The subterranean structure believed to be the oldest 2nd Dynasty royal tomb at Saqqara is located at what is now called the Unas cemetery. Part of its galleries are even located underneath the Unas Pyramid and it is surprising that 5th Dynasty tomb-builders did not accidentally stumble upon it.

Rough map of the substructure of Hotepsekhemwi's tomb at Saqqara.

Rough map of the substructure of Horus Hotepsekhemwi’s tomb at Saqqara.
Source: Stadelmann, Oberbauten der Königsgräber der 2. Dynastie in Sakkara, BdE 97/2 p. 297.

Seal impressions found inside the structure and showing the Horus names of Hotepsekhemwi and his successor Nebre can mean one of two things:

  • either the tomb was built for and used by Hotepsekhemwi and Nebre left his seal impressions when he buried his predecessor, and brought the required funerary offerings
  • or it was intended for Hotepsekhemwi but it was usurped by Nebre.

The latter of these two possibilities appears to be the least likely, so it is in general agreed that this tomb belonged to Hotepsekhemwi.

With its north-south axis spanning a length of approximately 120 metres and its width of about 50 metres, it is also unlikely that the tomb was created for a non-royal person: the largest non-royal tombs of the Early Dynastic Period or the Old Kingdom are considerably smaller. And contrary to the Archaic Tombs in Saqqara-North, no private names appear to have been found in this tomb.

The entrance to the tomb is located in the north, a feature that would be common to the royal tombs of the Old Kingdom. From the entrance, a long 4 metre high passage, constructed in an open trench covered with immense blocks of stone, descends deeper into the Saqqara rock. 

A couple of metres into this passage, a doorway opens upon a corridor to the west. A bit further down, a second doorway gives access to a corridor to the east. On each side of both corridors are 7 long and narrow rooms that are interpreted as magazines.
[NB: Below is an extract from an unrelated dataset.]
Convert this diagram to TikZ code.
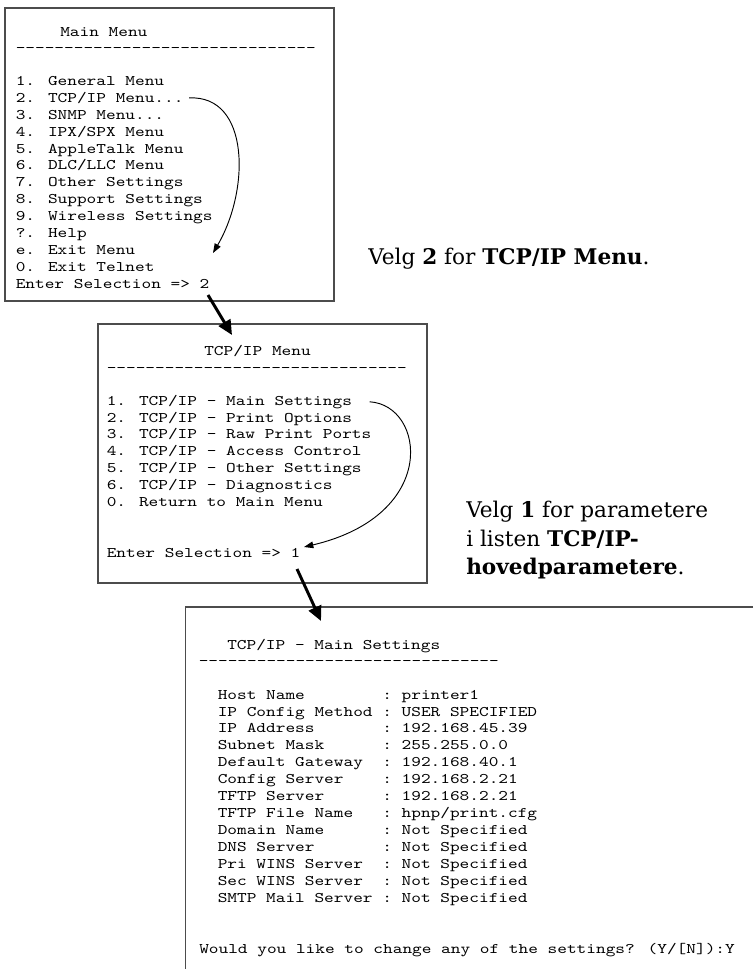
\documentclass[tikz,border=0pt]{standalone}
\usepackage{fontspec}
\usetikzlibrary{arrows.meta}
\newfontfamily\menufont{lmmono10-regular.otf}[FakeStretch=1.257]
\newfontfamily\notefont{DejaVu Serif}
\newcommand\dashrow{\foreach \d in {1,...,31}{-\relax}}
\tikzset{
  menubox/.style={draw=black!70, line width=0.9pt},
  menuline/.style={font=\menufont\fontsize{11}{12.7}\selectfont, inner sep=0pt, anchor=base west},
  note/.style={font=\notefont\fontsize{16.2}{18}\selectfont, inner sep=0pt, anchor=base west},
  pick/.style={-{Triangle[length=7pt,width=5pt]}, line width=0.7pt},
  goto/.style={-{Triangle[length=11pt,width=10pt]}, line width=2.2pt},
}
\begin{document}
\begin{tikzpicture}[x=0.75pt,y=-0.75pt]
    \useasboundingbox (0,0) rectangle (753,969);

    \draw[menubox] (5,8) rectangle (334,301);
    \node[menuline] (mtitle) at (60,36.5) {Main Menu};
    \node[menuline] (mdash) at (15.5,52.5) {\dashrow};
    \node[menuline] (m1) at (15.5,85.5) {1. General Menu};
    \node[menuline] (m2) at (15.5,102.4) {2. TCP/IP Menu...};
    \node[menuline] (m3) at (15.5,119.3) {3. SNMP Menu...};
    \node[menuline] (m4) at (15.5,136.2) {4. IPX/SPX Menu};
    \node[menuline] (m5) at (15.5,153.1) {5. AppleTalk Menu};
    \node[menuline] (m6) at (15.5,170.0) {6. DLC/LLC Menu};
    \node[menuline] (m7) at (15.5,186.9) {7. Other Settings};
    \node[menuline] (m8) at (15.5,203.8) {8. Support Settings};
    \node[menuline] (m9) at (15.5,220.7) {9. Wireless Settings};
    \node[menuline] (m10) at (15.5,237.6) {?. Help};
    \node[menuline] (m11) at (15.5,254.5) {e. Exit Menu};
    \node[menuline] (m12) at (15.5,271.4) {0. Exit Telnet};
    \node[menuline] (m13) at (15.5,288.3) {Enter Selection => 2};

    \draw[menubox] (98,324) rectangle (427,583);
    \node[menuline] (ttitle) at (204,355.5) {TCP/IP Menu};
    \node[menuline] (tdash) at (106.5,372.5) {\dashrow};
    \node[menuline] (t1) at (106.5,405.2) {1. TCP/IP - Main Settings};
    \node[menuline] (t2) at (106.5,422.1) {2. TCP/IP - Print Options};
    \node[menuline] (t3) at (106.5,438.9) {3. TCP/IP - Raw Print Ports};
    \node[menuline] (t4) at (106.5,455.8) {4. TCP/IP - Access Control};
    \node[menuline] (t5) at (106.5,472.6) {5. TCP/IP - Other Settings};
    \node[menuline] (t6) at (106.5,489.5) {6. TCP/IP - Diagnostics};
    \node[menuline] (t7) at (106.5,506.3) {0. Return to Main Menu};
    \node[menuline] (t8) at (106.5,557.2) {Enter Selection => 1};

    \draw[menubox] (753,607) -- (185.5,607) -- (185.5,969);
    \node[menuline] (stitle) at (227,649.1) {TCP/IP - Main Settings};
    \node[menuline] (sdash) at (198.5,665.8) {\dashrow};
    \node[menuline] (slist) at (217.5,699.1) {\begin{tabular}[t]{@{}l@{\ :\ }l@{}}
        Host Name & printer1\\
        IP Config Method & USER SPECIFIED\\
        IP Address & 192.168.45.39\\
        Subnet Mask & 255.255.0.0\\
        Default Gateway & 192.168.40.1\\
        Config Server & 192.168.2.21\\
        TFTP Server & 192.168.2.21\\
        TFTP File Name & hpnp/print.cfg\\
        Domain Name & Not Specified\\
        DNS Server & Not Specified\\
        Pri WINS Server & Not Specified\\
        Sec WINS Server & Not Specified\\
        SMTP Mail Server & Not Specified
    \end{tabular}};
    \node[menuline] (sask) at (199,953.4) {Would you like to change any of the settings? (Y/[N]):Y};

    \node[note] (hint2) at (368,265) {Velg \textbf{2} for \textbf{TCP/IP Menu}.};
    \node[note] (hint1a) at (466,517) {Velg \textbf{1} for parametere};
    \node[note] (hint1b) at (466,546) {i listen \textbf{TCP/IP-}};
    \node[note] (hint1c) at (466,574) {\textbf{hovedparametere}.};

    \coordinate (land1) at (213,253);
    \coordinate (land2) at (304,547);
    \draw[pick] ([xshift=4pt]m2.east) .. controls (250,95) and (250,190) .. (land1);
    \draw[pick] ([xshift=13pt]t1.east) .. controls (425,405) and (440,515) .. (land2);

    \coordinate (out1) at (208,295);
    \coordinate (in2) at (232,335);
    \coordinate (out2) at (297,569);
    \coordinate (in3) at (321,621);
    \draw[goto] (out1) -- (in2);
    \draw[goto] (out2) -- (in3);
\end{tikzpicture}
\end{document}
Just before the central corridor ceases to descend, a large portcullis slab, made of granite, was intended to block the further passage. After that, the corridor continues horizontally and was blocked by three more portcullises. More magazines open onto the east and the west of this corridor. After about 35 metres, the ceiling of the corridor is lowered to some 2 metres and the corridor becomes subterranean.
To the east and west of the central corridor, a maze of magazines continues to unfold, until finally, at about 110 metres from the entrance, the burial chamber was found ... empty.

Entrance to the tomb of Hotepsekhemwi at Saqqara.

Entrance to the tomb of Hotepsekhemwi at Saqqara

If this tomb ever had a superstructure, nothing remains of it. But it is very likely that the superstructure was removed for the construction of the pyramid and mortuary tomb of Unas, some 500 years later, if they even survived that long.